In a community of readers, the dialogue will occasionally drift to “do you remember learning to read?”
I don’t. I have an early memory of sitting on the floor in the bedroom at my grandmother’s house turning the pages of The Poky Little Puppy. I remember the illustrations. I don’t remember the words.
Do you remember the first person who read a book out loud to you? Do you have strong images of the sounds, feelings, smells? The hands holding the book?
I don’t. In fact, I can’t ever remember having someone read a book to me.
This isn’t the result of an old-age memory … I’ve tried over the years to remember these things and I’ve never been able to pull up an early recollection of reading.

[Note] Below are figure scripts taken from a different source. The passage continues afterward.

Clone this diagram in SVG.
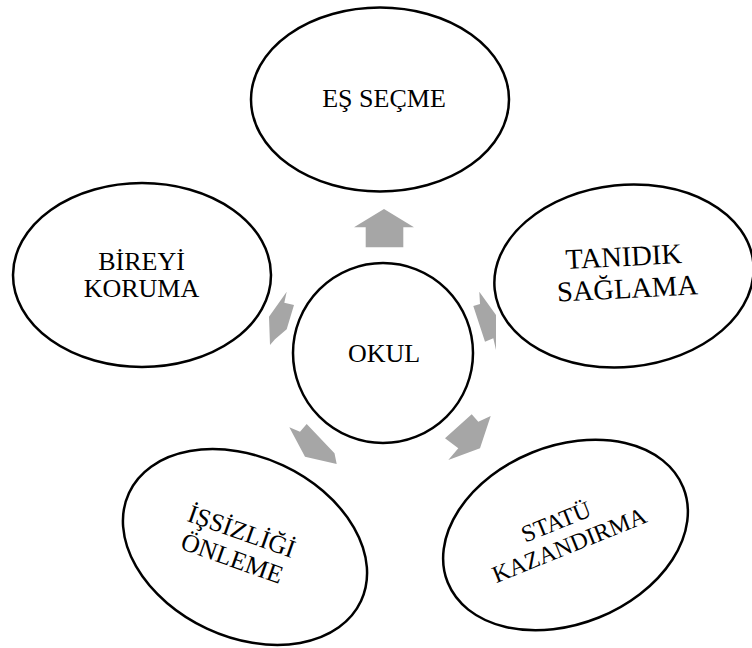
<svg xmlns="http://www.w3.org/2000/svg" width="752" height="648" viewBox="0 0 752 648">
  <style>
    .node { fill: #ffffff; stroke: #000000; stroke-width: 2.5; }
    .lbl { font-family: "Liberation Serif", "Times New Roman", serif; fill: #000000; text-anchor: middle; }
    .arr { fill: #a6a6a6; stroke: none; }
  </style>
  <rect width="752" height="648" fill="#ffffff"/>
  <g id="connectors">
    <polygon class="arr" points="384,209 414,227.3 403.3,227.3 403.3,247.3 365.7,247.3 365.7,227.3 354,227.3"/>
    <polygon class="arr" points="479.3,291.7 496,315 496,350 493.3,338.3 485,341.7 473.3,306 480,304"/>
    <polygon class="arr" points="445,438.3 471.7,414.3 478.3,421.7 490.7,416 480,448.3 448.3,460 458.3,448.3"/>
    <polygon class="arr" points="289.3,427.3 305,456.7 336.7,464 334.5,453.3 306.7,424 300,431.7"/>
    <polygon class="arr" points="286.7,291.7 284.3,302.7 294,305 286.7,329.3 275,339.3 270,345 269,316.7"/>
  </g>
  <g id="node-es-secme">
    <ellipse class="node" cx="380" cy="99.5" rx="129" ry="92"/>
    <text class="lbl" x="384" y="107" font-size="26">EŞ SEÇME</text>
  </g>
  <g id="node-bireyi-koruma">
    <ellipse class="node" cx="142" cy="275" rx="129" ry="92"/>
    <text class="lbl" x="141.5" y="270" font-size="26">BİREYİ</text>
    <text class="lbl" x="141.5" y="297" font-size="26">KORUMA</text>
  </g>
  <g id="node-tanidik-saglama">
    <ellipse class="node" cx="624" cy="276" rx="130" ry="91" transform="rotate(-6 624 276)"/>
    <g transform="translate(626,282) rotate(-3)">
      <text class="lbl" x="-1" y="-16" font-size="28.5">TANIDIK</text>
      <text class="lbl" x="1" y="16" font-size="28.5">SAĞLAMA</text>
    </g>
  </g>
  <g id="node-statu-kazandirma">
    <ellipse class="node" cx="565.5" cy="535" rx="127" ry="89" transform="rotate(-22 565.5 535)"/>
    <g transform="translate(566,541) rotate(-22)">
      <text class="lbl" x="-2" y="-13.5" font-size="24">STATÜ</text>
      <text class="lbl" x="1.5" y="13" font-size="24">KAZANDIRMA</text>
    </g>
  </g>
  <g id="node-issizligi-onleme">
    <ellipse class="node" cx="245" cy="547" rx="128" ry="90" transform="rotate(25 245 547)"/>
    <g transform="translate(235,547) rotate(19.5)">
      <text class="lbl" x="1" y="-8.5" font-size="25.5">İŞSİZLİĞİ</text>
      <text class="lbl" x="1" y="20" font-size="25.5">ÖNLEME</text>
    </g>
  </g>
  <g id="node-okul">
    <circle class="node" cx="383" cy="353" r="90"/>
    <text class="lbl" x="384" y="361.5" font-size="26">OKUL</text>
  </g>
</svg>
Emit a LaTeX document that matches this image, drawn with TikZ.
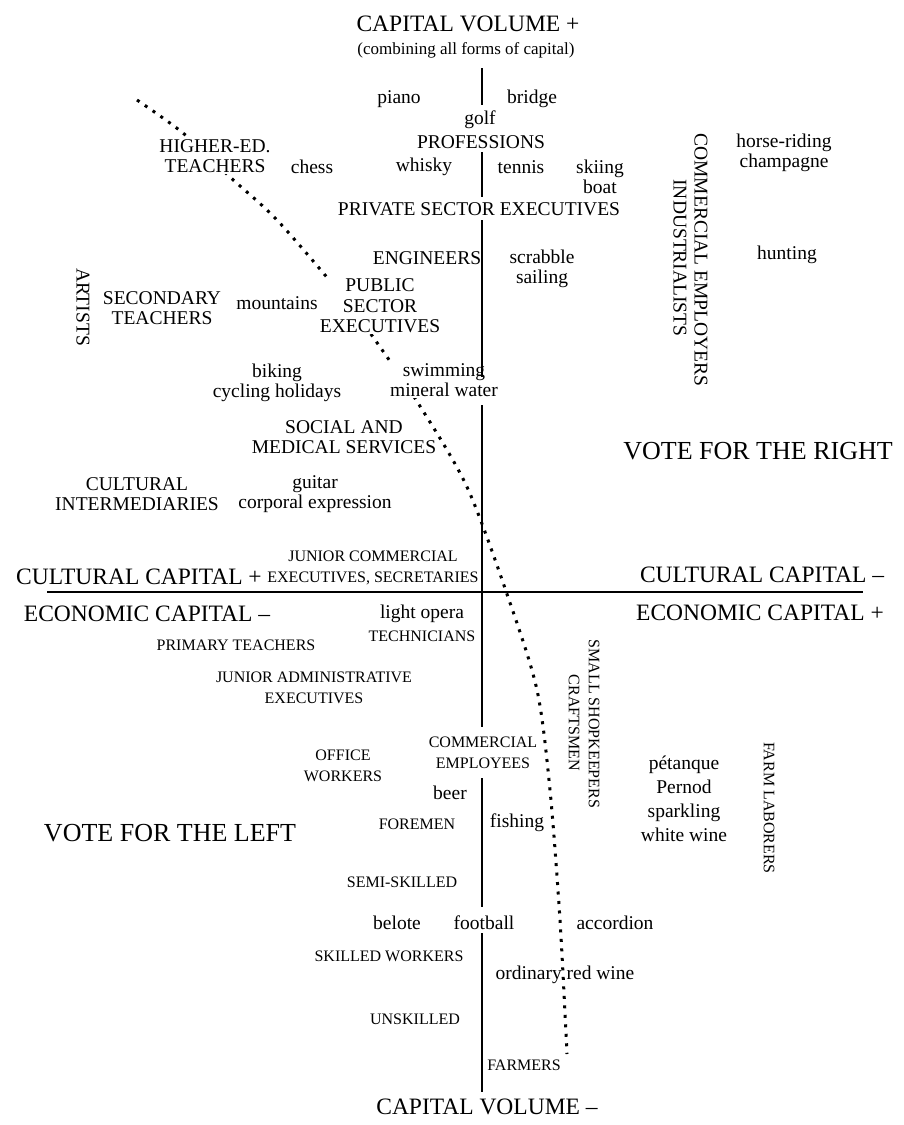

At this moment in time, the discussions in the community of readers are filled with worry about e-books and apps. Some are accepting that e-books will not mean the end of books but the broadening of access. Others are concerned about the experience of reading a picture book to a toddler. Will children still become readers if books become digital? Will the absence of that tactile bonding time of a book and a baby and a warm, loving lap mean that children won’t grow up to become readers?
I often read a book a day. I cannot get in the car without taking a book along with me, “just in case.” There is a book with a bookmark in it in every room of our house, “just in case.” (You never know when you might be trapped in the sewing room with five minutes of unscheduled time.) My reserve list at the library has 79 books on it. (What if they all come in at the same time?) I pack for a two-day trip by taking along at least six books. (You never know.)
And yet I don’t remember the experience of having someone read to me. I’m not certain that anyone ever did.
What I do remember is that the people around me were readers.
Grandpa read four newspapers from cover-to-cover: the Minneapolis Tribune (the daily evening paper was delivered to us in northwestern Wisconsin), the Rice Lake Chronicle (the weekly news in my hometown), the Glenwood Tribune (the weekly news from his hometown), and the Canova Herald (the weekly news from my grandmother’s hometown). He had a second-grade education because he was the oldest of ten children and they needed his help on the farm. He was fluent in two languages, could add and subtract numbers faster than a calculator, and could build anything out of wood, including bridges, houses, churches, and furniture. I never saw him read a book but not a day went by that I didn’t see him reading a newspaper for several hours.
Grandma read the hometown newspapers, too, but I usually saw her reading women’s magazines: Ladies’ Home Journal, Good Housekeeping, Better Homes & Gardens, crocheting magazines, and the Reader’s Digest. She liked true-to-life stories about people and animals and children.
My mother was the reader of books. She belonged to the Book of the Month Club and the Literary Guild and the Readers’ Digest Book Club. I remember seeing her read To Kill a Mockingbird (a horrifying prospect to my six-year-old brain) and Appointment in Samarra. She read a book every night when she went to bed, no matter how tired she was. She had her father build bookshelves, something that no other member of our large and extended family had in their houses.
I don’t remember being read to, but the people around me were readers. Tactile or digital, children will still absorb the pleasures of reading when the people around them read.